*Your instructions*:
Output the material word for word. Leave each picture out.
────────────────────────────────────────
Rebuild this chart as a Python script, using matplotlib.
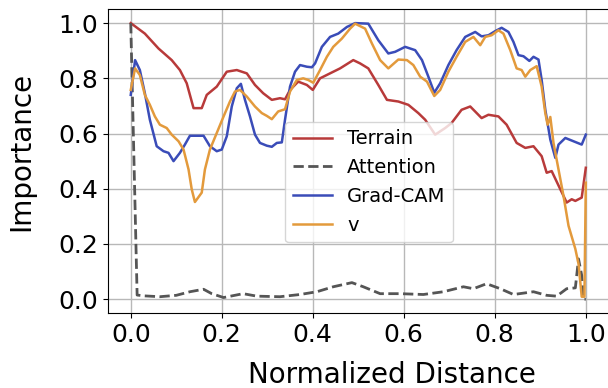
import matplotlib
matplotlib.use("Agg")
import matplotlib.pyplot as plt

# ---- data ----
terrain_x = [0.0, 0.031, 0.061, 0.09, 0.108, 0.123, 0.138, 0.156, 0.167, 0.189, 0.211, 0.233,
             0.255, 0.273, 0.291, 0.31, 0.328, 0.339, 0.35, 0.368, 0.387, 0.4, 0.416, 0.438,
             0.46, 0.489, 0.504, 0.522, 0.544, 0.563, 0.588, 0.61, 0.632, 0.647, 0.669, 0.691,
             0.705, 0.727, 0.746, 0.771, 0.786, 0.808, 0.826, 0.848, 0.867, 0.885, 0.903, 0.914,
             0.925, 0.944, 0.958, 0.969, 0.977, 0.991, 1.0]
terrain_y = [1.0, 0.962, 0.908, 0.866, 0.83, 0.782, 0.692, 0.692, 0.74, 0.77, 0.824, 0.83,
             0.818, 0.776, 0.746, 0.722, 0.728, 0.724, 0.758, 0.788, 0.776, 0.758, 0.8, 0.818,
             0.836, 0.866, 0.854, 0.836, 0.776, 0.722, 0.716, 0.704, 0.674, 0.65, 0.596, 0.62,
             0.638, 0.686, 0.698, 0.656, 0.668, 0.662, 0.632, 0.566, 0.548, 0.554, 0.518, 0.458,
             0.464, 0.398, 0.35, 0.362, 0.356, 0.368, 0.476]

attention_x = [0.0, 0.014, 0.03, 0.064, 0.1, 0.13, 0.16, 0.178, 0.204, 0.247, 0.277, 0.328,
               0.372, 0.409, 0.445, 0.486, 0.511, 0.548, 0.592, 0.643, 0.687, 0.731, 0.753,
               0.782, 0.812, 0.841, 0.885, 0.914, 0.936, 0.958, 0.977, 0.984, 0.991, 0.995, 1.0]
attention_y = [1.0, 0.015, 0.012, 0.009, 0.014, 0.027, 0.036, 0.02, 0.006, 0.02, 0.011, 0.009,
               0.017, 0.027, 0.045, 0.06, 0.045, 0.02, 0.02, 0.017, 0.027, 0.045, 0.038,
               0.056, 0.038, 0.017, 0.027, 0.014, 0.011, 0.038, 0.041, 0.146, 0.086, 0.0, 0.0]

gradcam_x = [0.0, 0.0095, 0.02, 0.031, 0.042, 0.057, 0.072, 0.083, 0.094, 0.108, 0.119, 0.13,
             0.16, 0.174, 0.189, 0.2, 0.211, 0.222, 0.233, 0.242, 0.251, 0.262, 0.273, 0.284,
             0.299, 0.31, 0.321, 0.332, 0.339, 0.35, 0.361, 0.372, 0.387, 0.398, 0.405, 0.42,
             0.438, 0.456, 0.475, 0.493, 0.522, 0.544, 0.566, 0.581, 0.603, 0.625, 0.64, 0.654,
             0.667, 0.68, 0.698, 0.716, 0.735, 0.757, 0.771, 0.786, 0.801, 0.815, 0.83, 0.841,
             0.852, 0.863, 0.876, 0.885, 0.896, 0.903, 0.911, 0.922, 0.933, 0.94, 0.955, 0.973,
             0.991, 1.0]
gradcam_y = [0.74, 0.866, 0.83, 0.746, 0.65, 0.554, 0.536, 0.53, 0.5, 0.53, 0.56, 0.592,
             0.592, 0.554, 0.536, 0.542, 0.59, 0.698, 0.764, 0.78, 0.722, 0.662, 0.596, 0.566,
             0.556, 0.552, 0.566, 0.568, 0.65, 0.77, 0.824, 0.848, 0.842, 0.84, 0.854, 0.914,
             0.95, 0.962, 0.986, 1.0, 0.998, 0.938, 0.89, 0.896, 0.914, 0.902, 0.866, 0.806,
             0.748, 0.782, 0.848, 0.902, 0.95, 0.968, 0.952, 0.956, 0.971, 0.983, 0.968, 0.932,
             0.884, 0.88, 0.863, 0.878, 0.868, 0.794, 0.686, 0.578, 0.512, 0.56, 0.584, 0.572,
             0.56, 0.596]

v_x = [0.0, 0.0095, 0.02, 0.031, 0.042, 0.053, 0.064, 0.079, 0.09, 0.105, 0.116, 0.127,
       0.134, 0.141, 0.156, 0.163, 0.174, 0.189, 0.204, 0.218, 0.229, 0.24, 0.255, 0.273,
       0.288, 0.299, 0.31, 0.324, 0.339, 0.35, 0.365, 0.379, 0.39, 0.401, 0.416, 0.431,
       0.445, 0.464, 0.482, 0.493, 0.515, 0.53, 0.548, 0.566, 0.588, 0.607, 0.621, 0.636,
       0.651, 0.667, 0.68, 0.698, 0.716, 0.735, 0.753, 0.768, 0.779, 0.793, 0.808, 0.819,
       0.834, 0.848, 0.859, 0.867, 0.878, 0.892, 0.903, 0.911, 0.916, 0.922, 0.929, 0.94,
       0.951, 0.962, 0.977, 0.984, 0.991, 0.997, 1.0]
v_y = [0.758, 0.836, 0.812, 0.74, 0.704, 0.662, 0.632, 0.62, 0.596, 0.572, 0.542, 0.47,
       0.398, 0.352, 0.386, 0.47, 0.542, 0.602, 0.662, 0.716, 0.752, 0.758, 0.734, 0.698,
       0.674, 0.664, 0.652, 0.68, 0.688, 0.752, 0.794, 0.8, 0.794, 0.784, 0.83, 0.878,
       0.914, 0.944, 0.98, 0.998, 0.98, 0.926, 0.866, 0.836, 0.868, 0.866, 0.848, 0.806,
       0.788, 0.736, 0.758, 0.824, 0.878, 0.932, 0.95, 0.92, 0.95, 0.956, 0.974, 0.962,
       0.902, 0.836, 0.83, 0.806, 0.83, 0.844, 0.77, 0.674, 0.632, 0.66, 0.566, 0.47,
       0.374, 0.266, 0.182, 0.128, 0.009, 0.009, 0.422]

x_ticks = [0.0, 0.2, 0.4, 0.6, 0.8, 1.0]
y_ticks = [0.0, 0.2, 0.4, 0.6, 0.8, 1.0]

# ---- figure ----
fig = plt.figure(figsize=(6.08, 3.88), dpi=100)
ax = fig.add_axes([108 / 608, 75 / 388, 567 / 608, 303.7 / 388])

ax.plot(terrain_x, terrain_y, color="#b83a3a", lw=1.8, label="Terrain")
ax.plot(attention_x, attention_y, color="#555555", lw=2, ls="--", label="Attention")
ax.plot(gradcam_x, gradcam_y, color="#3a4cb8", lw=1.8, label="Grad-CAM")
ax.plot(v_x, v_y, color="#e39a3c", lw=1.8, label="v")

ax.set_xlim(-0.05, 1.196)
ax.set_ylim(-0.05, 1.05)
ax.set_xticks(x_ticks)
ax.set_yticks(y_ticks)
ax.tick_params(labelsize=18)
ax.grid(True, color="#b8b8b8", lw=1)
ax.set_axisbelow(True)
ax.set_xlabel("Normalized Distance", fontsize=20)
ax.set_ylabel("Importance", fontsize=20)
ax.xaxis.set_label_coords(0.5, -0.158)
ax.yaxis.set_label_coords(-0.129, 0.533)

ax.legend(loc="upper left", bbox_to_anchor=(0.312, 0.63), borderaxespad=0,
          fontsize=14, framealpha=0.8)

fig.savefig("out.png", dpi=100)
────────────────────────────────────────
*Response to the task*:
Rebuild this chart as a Python script, using matplotlib.
import matplotlib
matplotlib.use("Agg")
import matplotlib.pyplot as plt

# ---- data ----
terrain_x = [0.0, 0.031, 0.061, 0.09, 0.108, 0.123, 0.138, 0.156, 0.167, 0.189, 0.211, 0.233,
             0.255, 0.273, 0.291, 0.31, 0.328, 0.339, 0.35, 0.368, 0.387, 0.4, 0.416, 0.438,
             0.46, 0.489, 0.504, 0.522, 0.544, 0.563, 0.588, 0.61, 0.632, 0.647, 0.669, 0.691,
             0.705, 0.727, 0.746, 0.771, 0.786, 0.808, 0.826, 0.848, 0.867, 0.885, 0.903, 0.914,
             0.925, 0.944, 0.958, 0.969, 0.977, 0.991, 1.0]
terrain_y = [1.0, 0.962, 0.908, 0.866, 0.83, 0.782, 0.692, 0.692, 0.74, 0.77, 0.824, 0.83,
             0.818, 0.776, 0.746, 0.722, 0.728, 0.724, 0.758, 0.788, 0.776, 0.758, 0.8, 0.818,
             0.836, 0.866, 0.854, 0.836, 0.776, 0.722, 0.716, 0.704, 0.674, 0.65, 0.596, 0.62,
             0.638, 0.686, 0.698, 0.656, 0.668, 0.662, 0.632, 0.566, 0.548, 0.554, 0.518, 0.458,
             0.464, 0.398, 0.35, 0.362, 0.356, 0.368, 0.476]

attention_x = [0.0, 0.014, 0.03, 0.064, 0.1, 0.13, 0.16, 0.178, 0.204, 0.247, 0.277, 0.328,
               0.372, 0.409, 0.445, 0.486, 0.511, 0.548, 0.592, 0.643, 0.687, 0.731, 0.753,
               0.782, 0.812, 0.841, 0.885, 0.914, 0.936, 0.958, 0.977, 0.984, 0.991, 0.995, 1.0]
attention_y = [1.0, 0.015, 0.012, 0.009, 0.014, 0.027, 0.036, 0.02, 0.006, 0.02, 0.011, 0.009,
               0.017, 0.027, 0.045, 0.06, 0.045, 0.02, 0.02, 0.017, 0.027, 0.045, 0.038,
               0.056, 0.038, 0.017, 0.027, 0.014, 0.011, 0.038, 0.041, 0.146, 0.086, 0.0, 0.0]

gradcam_x = [0.0, 0.0095, 0.02, 0.031, 0.042, 0.057, 0.072, 0.083, 0.094, 0.108, 0.119, 0.13,
             0.16, 0.174, 0.189, 0.2, 0.211, 0.222, 0.233, 0.242, 0.251, 0.262, 0.273, 0.284,
             0.299, 0.31, 0.321, 0.332, 0.339, 0.35, 0.361, 0.372, 0.387, 0.398, 0.405, 0.42,
             0.438, 0.456, 0.475, 0.493, 0.522, 0.544, 0.566, 0.581, 0.603, 0.625, 0.64, 0.654,
             0.667, 0.68, 0.698, 0.716, 0.735, 0.757, 0.771, 0.786, 0.801, 0.815, 0.83, 0.841,
             0.852, 0.863, 0.876, 0.885, 0.896, 0.903, 0.911, 0.922, 0.933, 0.94, 0.955, 0.973,
             0.991, 1.0]
gradcam_y = [0.74, 0.866, 0.83, 0.746, 0.65, 0.554, 0.536, 0.53, 0.5, 0.53, 0.56, 0.592,
             0.592, 0.554, 0.536, 0.542, 0.59, 0.698, 0.764, 0.78, 0.722, 0.662, 0.596, 0.566,
             0.556, 0.552, 0.566, 0.568, 0.65, 0.77, 0.824, 0.848, 0.842, 0.84, 0.854, 0.914,
             0.95, 0.962, 0.986, 1.0, 0.998, 0.938, 0.89, 0.896, 0.914, 0.902, 0.866, 0.806,
             0.748, 0.782, 0.848, 0.902, 0.95, 0.968, 0.952, 0.956, 0.971, 0.983, 0.968, 0.932,
             0.884, 0.88, 0.863, 0.878, 0.868, 0.794, 0.686, 0.578, 0.512, 0.56, 0.584, 0.572,
             0.56, 0.596]

v_x = [0.0, 0.0095, 0.02, 0.031, 0.042, 0.053, 0.064, 0.079, 0.09, 0.105, 0.116, 0.127,
       0.134, 0.141, 0.156, 0.163, 0.174, 0.189, 0.204, 0.218, 0.229, 0.24, 0.255, 0.273,
       0.288, 0.299, 0.31, 0.324, 0.339, 0.35, 0.365, 0.379, 0.39, 0.401, 0.416, 0.431,
       0.445, 0.464, 0.482, 0.493, 0.515, 0.53, 0.548, 0.566, 0.588, 0.607, 0.621, 0.636,
       0.651, 0.667, 0.68, 0.698, 0.716, 0.735, 0.753, 0.768, 0.779, 0.793, 0.808, 0.819,
       0.834, 0.848, 0.859, 0.867, 0.878, 0.892, 0.903, 0.911, 0.916, 0.922, 0.929, 0.94,
       0.951, 0.962, 0.977, 0.984, 0.991, 0.997, 1.0]
v_y = [0.758, 0.836, 0.812, 0.74, 0.704, 0.662, 0.632, 0.62, 0.596, 0.572, 0.542, 0.47,
       0.398, 0.352, 0.386, 0.47, 0.542, 0.602, 0.662, 0.716, 0.752, 0.758, 0.734, 0.698,
       0.674, 0.664, 0.652, 0.68, 0.688, 0.752, 0.794, 0.8, 0.794, 0.784, 0.83, 0.878,
       0.914, 0.944, 0.98, 0.998, 0.98, 0.926, 0.866, 0.836, 0.868, 0.866, 0.848, 0.806,
       0.788, 0.736, 0.758, 0.824, 0.878, 0.932, 0.95, 0.92, 0.95, 0.956, 0.974, 0.962,
       0.902, 0.836, 0.83, 0.806, 0.83, 0.844, 0.77, 0.674, 0.632, 0.66, 0.566, 0.47,
       0.374, 0.266, 0.182, 0.128, 0.009, 0.009, 0.422]

x_ticks = [0.0, 0.2, 0.4, 0.6, 0.8, 1.0]
y_ticks = [0.0, 0.2, 0.4, 0.6, 0.8, 1.0]

# ---- figure ----
fig = plt.figure(figsize=(6.08, 3.88), dpi=100)
ax = fig.add_axes([108 / 608, 75 / 388, 567 / 608, 303.7 / 388])

ax.plot(terrain_x, terrain_y, color="#b83a3a", lw=1.8, label="Terrain")
ax.plot(attention_x, attention_y, color="#555555", lw=2, ls="--", label="Attention")
ax.plot(gradcam_x, gradcam_y, color="#3a4cb8", lw=1.8, label="Grad-CAM")
ax.plot(v_x, v_y, color="#e39a3c", lw=1.8, label="v")

ax.set_xlim(-0.05, 1.196)
ax.set_ylim(-0.05, 1.05)
ax.set_xticks(x_ticks)
ax.set_yticks(y_ticks)
ax.tick_params(labelsize=18)
ax.grid(True, color="#b8b8b8", lw=1)
ax.set_axisbelow(True)
ax.set_xlabel("Normalized Distance", fontsize=20)
ax.set_ylabel("Importance", fontsize=20)
ax.xaxis.set_label_coords(0.5, -0.158)
ax.yaxis.set_label_coords(-0.129, 0.533)

ax.legend(loc="upper left", bbox_to_anchor=(0.312, 0.63), borderaxespad=0,
          fontsize=14, framealpha=0.8)

fig.savefig("out.png", dpi=100)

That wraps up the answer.